— begin —
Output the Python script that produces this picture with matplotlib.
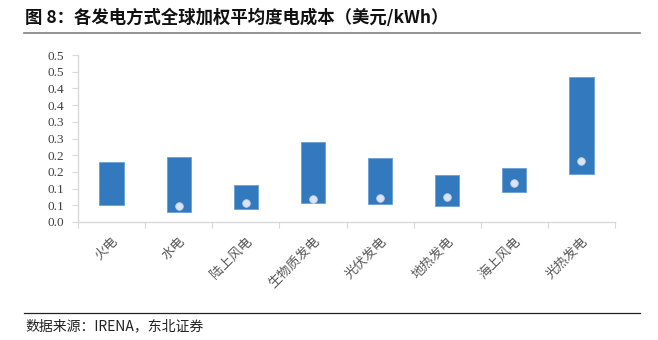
import numpy as np
import matplotlib.pyplot as plt
from matplotlib.lines import Line2D

plt.rcParams['font.family'] = ['Noto Sans CJK SC', 'DejaVu Sans']

# Data (USD/kWh)
categories = ['火电', '水电', '陆上风电', '生物质发电', '光伏发电', '地热发电', '海上风电', '光热发电']
low = [0.051, 0.031, 0.039, 0.056, 0.053, 0.049, 0.089, 0.145]
high = [0.180, 0.194, 0.111, 0.240, 0.193, 0.141, 0.161, 0.434]
avg = [np.nan, 0.049, 0.056, 0.069, 0.071, 0.076, 0.117, 0.184]
yticks = [0.0, 0.05, 0.10, 0.15, 0.20, 0.25, 0.30, 0.35, 0.40, 0.45, 0.50]
ytick_labels = ['0.0', '0.1', '0.1', '0.2', '0.2', '0.3', '0.3', '0.4', '0.4', '0.5', '0.5']

fig = plt.figure(figsize=(6.58, 3.40), dpi=100)
ax = fig.add_axes([78 / 658, 1 - 222 / 340, (615 - 78) / 658, (222 - 55) / 340])

x = np.arange(len(categories))
heights = np.array(high) - np.array(low)
ax.bar(x, heights, bottom=low, width=0.36, color='#3379BD', edgecolor='#6A9FD6', linewidth=0.6, zorder=2)
ax.scatter(x, avg, s=30, color='#DCE3F4', edgecolors='#BFD0EE', linewidths=0.6, zorder=3)

ax.set_xlim(-0.5, len(categories) - 0.5)
ax.set_ylim(0, 0.5)
ax.set_yticks(yticks)
ax.set_yticklabels(ytick_labels, family='Liberation Serif', fontsize=9.5, color='#404040')

# category boundaries as x ticks
ax.set_xticks(np.arange(len(categories) + 1) - 0.5, minor=False)
ax.set_xticklabels([])
ax.set_xticks(x, minor=True)
ax.set_xticklabels(categories, minor=True, rotation=45, ha='right', rotation_mode='anchor',
                   fontsize=9.5, color='#595959')
ax.tick_params(axis='x', which='minor', length=0, pad=9)
ax.tick_params(axis='x', which='major', length=4, color='#D9D9D9', direction='out')
ax.tick_params(axis='y', length=4, color='#D9D9D9', pad=6)

for s in ['top', 'right']:
    ax.spines[s].set_visible(False)
for s in ['left', 'bottom']:
    ax.spines[s].set_color('#D9D9D9')
    ax.spines[s].set_linewidth(1.0)

# title, rules and source
fig.text(25 / 658, 1 - 18 / 340, '图 8：各发电方式全球加权平均度电成本（美元/kWh）',
         fontsize=12.5, fontweight='bold', va='center', ha='left', color='#111111')
fig.add_artist(Line2D([24 / 658, 640 / 658], [1 - 33 / 340, 1 - 33 / 340], color='#808080', linewidth=1.2))
fig.add_artist(Line2D([24 / 658, 640 / 658], [1 - 313 / 340, 1 - 313 / 340], color='#222222', linewidth=0.9))
fig.text(25 / 658, 1 - 326 / 340, '数据来源：IRENA，东北证券', fontsize=10, va='center', ha='left', color='#222222')

fig.savefig('out.png', dpi=100)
— end —
§ **Exercise objective**
Copy exactly the lines running from the beginning of the listing through the line that has "plt.rcParams['font.family'] = ['Noto". Drop the pictures.

§ **Correct response**
Output the Python script that produces this picture with matplotlib.
import numpy as np
import matplotlib.pyplot as plt
from matplotlib.lines import Line2D

plt.rcParams['font.family'] = ['Noto Sans CJK SC', 'DejaVu Sans']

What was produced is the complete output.